Quem foi Felipa de Sousa? A algarvia condenada por se assumir lésbica durante a Inquisição
A 26 de Janeiro de 1592, em Salvador, no Brasil, ocorreu aquele que, para muitos, é considerado o caso mais tocante de homofobia da história do Brasil.
As suas origens
Felipa de Sousa nasceu em Tavira em 1556 e era costureira. A sua mudança para o Brasil, embora não se saiba a data exacta, ocorreu com a condição que casaria com um cristão, serigueiro (produtor de seda) de Salvador. Anos mais tarde teve um segundo casamento desta vez com um pedreiro. Felipa não teve filhos de nenhum dos seus casamentos.

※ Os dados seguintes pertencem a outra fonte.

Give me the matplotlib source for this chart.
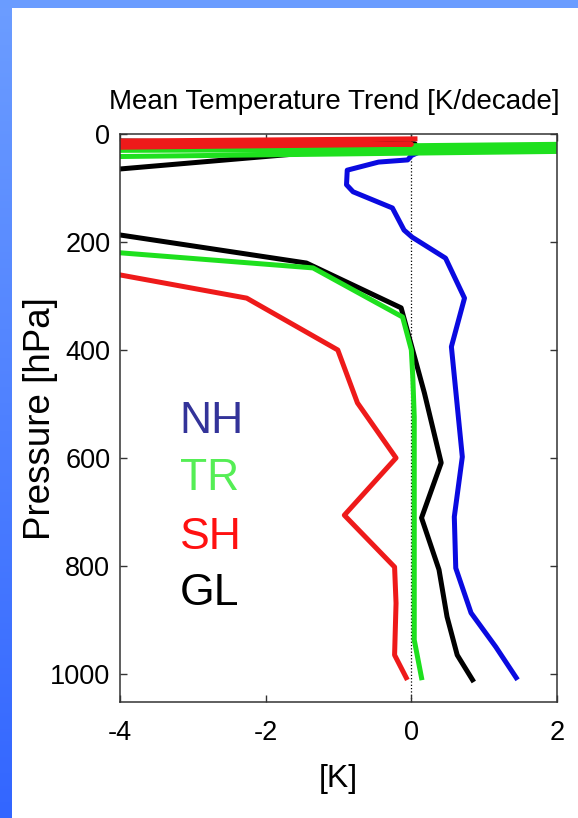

A acusação, confissão e a condenação
Em 1591 deu-se a primeira visita da Inquisição Portuguesa, com o intuito de obter confissões e denúncias de heresias e práticas de judaísmo. Felipa da Sousa foi denunciada por Paula Siqueira a 18 de Dezembro. A denúncia ocorreu na sequência da descoberta de uma novela que relatava a relação de duas pastoras, obra que constava no Index de livros proibidos pela igreja.
Felipa de Sousa confessou a sua afeição por mulheres, afirmando ser algo natural e sem pecado. Na sua confissão revelou ainda os seus casos amorosos com mulheres, sendo o último caso com Paula Siqueira e, após ter sido confrontada com as acusações de Paula Siqueira de assédio sexual e de coação, Felipa de Sousa revelou ainda ter na sua posse várias cartas de amor que havia trocado com a mesma, sendo estas usadas mais tarde como provas do seu crime em julgamento.
Das 29 mulheres acusadas de "práticas nefandas", sete foram julgadas e condenadas, sendo Felipa Sousa a mais severamente punida, apesar de, no entanto, ter sido poupada da pena de morte na fogueira devido ao seus actos sexuais não envolverem penetração. A sua acusadora, Paula Siqueira, teve uma pena mais suave, especula-se que devido ao seu casamento e consequentemente, por possuir um título e posição hierárquica mais alta.
A 26 de Janeiro de 1592 Felipa de Sousa foi retirada dos calabouços da Casa da Inquisição e obrigada a andar descalça pelas ruas da cidade, num cortejo de humilhação, até à Igreja da Sé, onde escutou a sua sentença, de pé, com uma vela acesa nas mãos, identificativa daqueles que eram acusados de heresia. Foi condenada ao açoite, degredo perpétuo, a fazer jejum de pão e água durante 15 sextas-feiras e nove sábados e a rezar 33 vezes um salmo. Após a sua recuperação foi ainda obrigada a pagar o equivalente a três meses de trabalho, sendo expulsa a 31 de Janeiro e não havendo qualquer informação deste então sobre o seu paradeiro ou fim de vida.
O seu legado
Felipa de Sousa acabou por se tornar um ícone da comunidade LGBT+ após ter sido descoberta a sua história. Esta descoberta foi impulsionada pelo professor e antropólogo brasileiro Luiz Mott e pelas suas obras, produzidas através dos documentos do Santo Ofício arquivados na Torre do Tombo, em Lisboa, que fizeram com que o julgamento de Felipa de Sousa, outrora esquecido e omitido, se tornasse conhecido do público.
Em sua homenagem, deu-se o seu nome a uma ONG e, pelo mesmo motivo, a International Gay and Lesbian Human Rights Commission e a OutRight Action International criaram o Prémio Felipa de Sousa, principal distinção internacional de direitos humanos das pessoas LGBTI+, em reconhecimento à coragem daqueles que lutam pelos direitos das pessoas homossexuais, lésbicas, bissexuais e transgéneros em todo o mundo.